## CHALLENGE:
Write again exactly the lines in the listing below, starting at the line with "Clone this diagram in TikZ." and ending at the line with "(0,0) rectangle (801,458);", both included. Pictures are not copied.

## STORED ROWS:

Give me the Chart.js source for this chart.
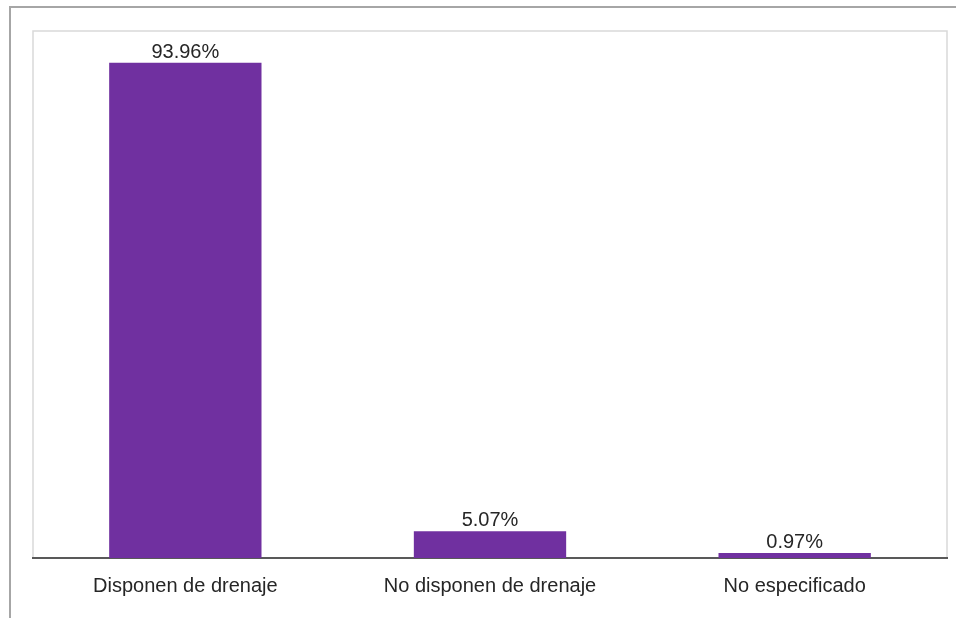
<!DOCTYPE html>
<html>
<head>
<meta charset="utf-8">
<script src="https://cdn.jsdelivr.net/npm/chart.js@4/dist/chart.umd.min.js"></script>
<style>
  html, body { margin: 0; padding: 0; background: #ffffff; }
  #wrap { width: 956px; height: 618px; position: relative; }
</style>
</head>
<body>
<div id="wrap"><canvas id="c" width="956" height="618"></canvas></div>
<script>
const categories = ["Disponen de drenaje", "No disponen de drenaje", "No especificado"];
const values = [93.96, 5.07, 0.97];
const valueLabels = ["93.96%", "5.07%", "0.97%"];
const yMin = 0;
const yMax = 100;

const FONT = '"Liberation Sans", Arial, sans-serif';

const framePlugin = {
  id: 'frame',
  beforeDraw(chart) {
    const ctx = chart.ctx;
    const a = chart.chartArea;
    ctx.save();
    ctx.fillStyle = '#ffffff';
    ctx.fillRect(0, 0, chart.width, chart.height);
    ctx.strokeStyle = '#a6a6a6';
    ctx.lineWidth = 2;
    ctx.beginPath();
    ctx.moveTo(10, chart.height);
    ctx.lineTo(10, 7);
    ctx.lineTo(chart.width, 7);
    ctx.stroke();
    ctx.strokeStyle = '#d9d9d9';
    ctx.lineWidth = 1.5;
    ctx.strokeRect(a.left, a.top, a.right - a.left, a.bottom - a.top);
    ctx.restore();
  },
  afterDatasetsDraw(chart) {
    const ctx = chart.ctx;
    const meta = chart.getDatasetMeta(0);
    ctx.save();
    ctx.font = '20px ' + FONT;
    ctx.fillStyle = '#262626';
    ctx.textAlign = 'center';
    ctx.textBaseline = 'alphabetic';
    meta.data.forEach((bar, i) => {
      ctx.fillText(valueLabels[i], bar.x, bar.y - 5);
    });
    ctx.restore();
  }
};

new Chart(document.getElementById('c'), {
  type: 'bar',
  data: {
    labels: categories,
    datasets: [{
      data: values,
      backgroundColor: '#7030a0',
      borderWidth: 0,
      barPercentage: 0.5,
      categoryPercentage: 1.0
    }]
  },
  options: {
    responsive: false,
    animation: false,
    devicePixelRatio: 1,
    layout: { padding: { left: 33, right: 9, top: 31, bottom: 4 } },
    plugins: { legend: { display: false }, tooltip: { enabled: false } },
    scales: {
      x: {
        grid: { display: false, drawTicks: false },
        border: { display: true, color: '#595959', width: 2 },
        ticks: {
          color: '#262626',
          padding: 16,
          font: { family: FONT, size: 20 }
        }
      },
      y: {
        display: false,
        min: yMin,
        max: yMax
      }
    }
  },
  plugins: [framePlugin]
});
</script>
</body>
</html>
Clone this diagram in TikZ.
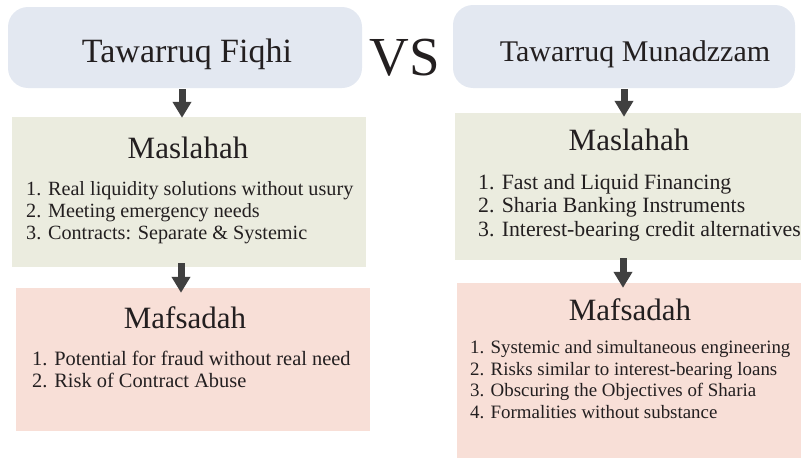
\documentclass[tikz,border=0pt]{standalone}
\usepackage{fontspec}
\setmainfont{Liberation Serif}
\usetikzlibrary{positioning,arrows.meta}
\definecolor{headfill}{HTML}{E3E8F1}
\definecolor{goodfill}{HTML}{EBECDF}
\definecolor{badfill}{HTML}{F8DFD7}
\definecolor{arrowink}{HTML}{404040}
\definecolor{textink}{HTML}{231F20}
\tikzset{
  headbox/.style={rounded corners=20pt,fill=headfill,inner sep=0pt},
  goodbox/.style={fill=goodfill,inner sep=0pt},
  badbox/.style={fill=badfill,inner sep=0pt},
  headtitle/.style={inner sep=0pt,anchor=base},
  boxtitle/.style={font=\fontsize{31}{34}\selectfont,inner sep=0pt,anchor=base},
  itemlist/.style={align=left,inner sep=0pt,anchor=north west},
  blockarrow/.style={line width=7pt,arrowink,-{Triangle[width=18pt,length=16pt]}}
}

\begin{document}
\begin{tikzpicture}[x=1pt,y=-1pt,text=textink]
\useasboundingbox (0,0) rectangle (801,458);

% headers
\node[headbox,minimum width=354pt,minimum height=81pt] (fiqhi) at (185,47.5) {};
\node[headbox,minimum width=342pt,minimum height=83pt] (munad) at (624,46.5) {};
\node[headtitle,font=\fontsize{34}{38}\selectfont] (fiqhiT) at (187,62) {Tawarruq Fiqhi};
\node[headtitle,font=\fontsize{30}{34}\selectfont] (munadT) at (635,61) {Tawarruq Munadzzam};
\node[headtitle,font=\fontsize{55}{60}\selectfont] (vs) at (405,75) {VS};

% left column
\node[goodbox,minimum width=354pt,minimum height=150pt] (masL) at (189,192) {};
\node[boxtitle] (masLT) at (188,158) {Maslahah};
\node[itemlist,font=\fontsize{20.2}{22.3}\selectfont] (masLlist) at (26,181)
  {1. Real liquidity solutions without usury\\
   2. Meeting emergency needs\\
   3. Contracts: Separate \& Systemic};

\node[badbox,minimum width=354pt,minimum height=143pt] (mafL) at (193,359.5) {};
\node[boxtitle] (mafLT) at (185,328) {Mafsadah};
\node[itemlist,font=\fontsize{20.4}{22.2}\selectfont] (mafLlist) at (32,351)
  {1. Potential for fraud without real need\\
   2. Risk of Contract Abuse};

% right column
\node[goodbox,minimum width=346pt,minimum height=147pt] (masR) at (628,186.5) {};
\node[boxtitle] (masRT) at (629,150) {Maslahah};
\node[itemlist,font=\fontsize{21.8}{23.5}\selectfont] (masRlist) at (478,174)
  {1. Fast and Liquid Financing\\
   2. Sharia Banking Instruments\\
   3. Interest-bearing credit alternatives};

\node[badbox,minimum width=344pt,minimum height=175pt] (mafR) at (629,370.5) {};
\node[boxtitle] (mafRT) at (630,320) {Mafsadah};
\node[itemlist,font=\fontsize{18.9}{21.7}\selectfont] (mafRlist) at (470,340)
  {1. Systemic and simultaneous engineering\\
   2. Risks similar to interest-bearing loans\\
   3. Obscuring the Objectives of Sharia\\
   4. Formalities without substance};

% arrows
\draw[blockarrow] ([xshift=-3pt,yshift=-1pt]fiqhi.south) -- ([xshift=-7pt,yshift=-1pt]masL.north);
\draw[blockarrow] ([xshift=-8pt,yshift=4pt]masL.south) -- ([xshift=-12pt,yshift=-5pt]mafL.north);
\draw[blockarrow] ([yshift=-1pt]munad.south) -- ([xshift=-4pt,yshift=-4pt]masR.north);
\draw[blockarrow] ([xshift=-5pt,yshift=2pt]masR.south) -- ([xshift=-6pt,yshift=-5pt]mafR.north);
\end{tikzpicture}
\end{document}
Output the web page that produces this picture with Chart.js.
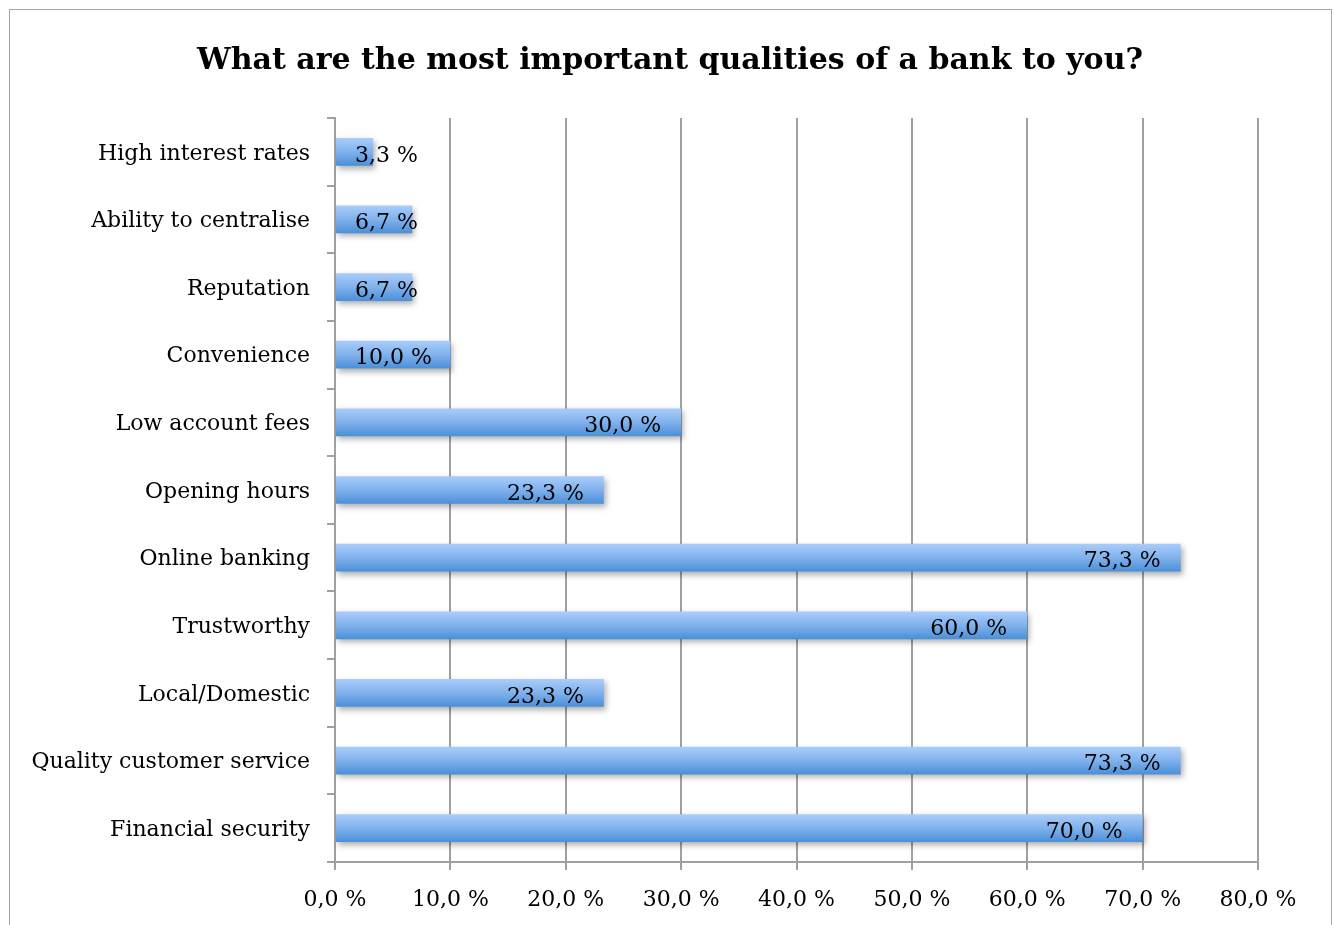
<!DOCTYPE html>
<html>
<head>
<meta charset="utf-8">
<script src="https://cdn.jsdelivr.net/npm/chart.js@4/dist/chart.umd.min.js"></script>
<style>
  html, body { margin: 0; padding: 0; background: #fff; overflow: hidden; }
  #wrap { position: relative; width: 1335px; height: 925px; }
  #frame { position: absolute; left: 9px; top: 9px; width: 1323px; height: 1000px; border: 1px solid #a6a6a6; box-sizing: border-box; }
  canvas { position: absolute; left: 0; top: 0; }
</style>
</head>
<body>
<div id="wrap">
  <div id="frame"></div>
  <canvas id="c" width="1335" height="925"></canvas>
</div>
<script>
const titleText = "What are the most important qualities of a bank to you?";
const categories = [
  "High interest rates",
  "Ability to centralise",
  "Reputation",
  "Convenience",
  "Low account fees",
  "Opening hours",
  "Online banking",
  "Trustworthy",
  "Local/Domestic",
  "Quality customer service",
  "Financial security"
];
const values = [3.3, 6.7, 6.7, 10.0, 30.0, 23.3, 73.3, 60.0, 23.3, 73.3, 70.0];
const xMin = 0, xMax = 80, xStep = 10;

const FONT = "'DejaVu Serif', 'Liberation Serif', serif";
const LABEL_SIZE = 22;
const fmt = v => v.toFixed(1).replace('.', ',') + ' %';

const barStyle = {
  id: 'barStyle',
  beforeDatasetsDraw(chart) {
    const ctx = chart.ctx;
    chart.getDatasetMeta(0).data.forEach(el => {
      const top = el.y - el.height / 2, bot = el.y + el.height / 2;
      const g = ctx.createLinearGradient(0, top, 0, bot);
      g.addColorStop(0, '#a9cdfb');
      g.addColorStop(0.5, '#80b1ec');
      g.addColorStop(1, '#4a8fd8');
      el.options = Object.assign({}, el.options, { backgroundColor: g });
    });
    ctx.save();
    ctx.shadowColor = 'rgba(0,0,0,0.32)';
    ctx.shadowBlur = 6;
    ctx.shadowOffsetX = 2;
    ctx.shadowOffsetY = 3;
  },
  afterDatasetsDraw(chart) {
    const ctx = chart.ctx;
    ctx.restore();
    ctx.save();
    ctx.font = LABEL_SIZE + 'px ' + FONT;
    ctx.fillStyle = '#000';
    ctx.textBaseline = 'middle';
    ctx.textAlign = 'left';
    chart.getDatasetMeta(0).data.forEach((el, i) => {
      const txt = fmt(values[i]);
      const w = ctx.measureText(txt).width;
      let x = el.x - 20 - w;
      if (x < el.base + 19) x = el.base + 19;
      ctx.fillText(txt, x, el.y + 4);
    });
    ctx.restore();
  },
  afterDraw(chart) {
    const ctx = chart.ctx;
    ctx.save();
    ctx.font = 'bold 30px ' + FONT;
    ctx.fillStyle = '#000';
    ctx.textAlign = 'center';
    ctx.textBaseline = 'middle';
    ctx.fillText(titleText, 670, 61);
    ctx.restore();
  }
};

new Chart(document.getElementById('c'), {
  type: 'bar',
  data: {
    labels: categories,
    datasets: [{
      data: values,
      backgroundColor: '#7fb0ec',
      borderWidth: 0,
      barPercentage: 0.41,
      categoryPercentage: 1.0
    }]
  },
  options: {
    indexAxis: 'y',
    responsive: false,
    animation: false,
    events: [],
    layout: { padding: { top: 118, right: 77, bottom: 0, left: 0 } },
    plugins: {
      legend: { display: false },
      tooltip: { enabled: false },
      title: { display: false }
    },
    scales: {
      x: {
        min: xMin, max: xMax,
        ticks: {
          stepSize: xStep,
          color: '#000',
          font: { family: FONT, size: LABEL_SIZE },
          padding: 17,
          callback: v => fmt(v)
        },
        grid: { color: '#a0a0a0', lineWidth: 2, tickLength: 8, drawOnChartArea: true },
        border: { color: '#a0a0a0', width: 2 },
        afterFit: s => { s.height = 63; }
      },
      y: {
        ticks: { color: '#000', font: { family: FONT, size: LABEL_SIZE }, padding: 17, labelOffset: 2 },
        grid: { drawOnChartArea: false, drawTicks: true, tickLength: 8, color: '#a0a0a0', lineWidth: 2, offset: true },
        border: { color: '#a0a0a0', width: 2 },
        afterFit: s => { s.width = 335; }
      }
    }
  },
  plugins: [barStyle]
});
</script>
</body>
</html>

## COMPLETE OUTPUT:
Clone this diagram in TikZ.
\documentclass[tikz,border=0pt]{standalone}
\usepackage{fontspec}
\setmainfont{Liberation Serif}
\usetikzlibrary{positioning,arrows.meta}
\definecolor{headfill}{HTML}{E3E8F1}
\definecolor{goodfill}{HTML}{EBECDF}
\definecolor{badfill}{HTML}{F8DFD7}
\definecolor{arrowink}{HTML}{404040}
\definecolor{textink}{HTML}{231F20}
\tikzset{
  headbox/.style={rounded corners=20pt,fill=headfill,inner sep=0pt},
  goodbox/.style={fill=goodfill,inner sep=0pt},
  badbox/.style={fill=badfill,inner sep=0pt},
  headtitle/.style={inner sep=0pt,anchor=base},
  boxtitle/.style={font=\fontsize{31}{34}\selectfont,inner sep=0pt,anchor=base},
  itemlist/.style={align=left,inner sep=0pt,anchor=north west},
  blockarrow/.style={line width=7pt,arrowink,-{Triangle[width=18pt,length=16pt]}}
}

\begin{document}
\begin{tikzpicture}[x=1pt,y=-1pt,text=textink]
\useasboundingbox (0,0) rectangle (801,458);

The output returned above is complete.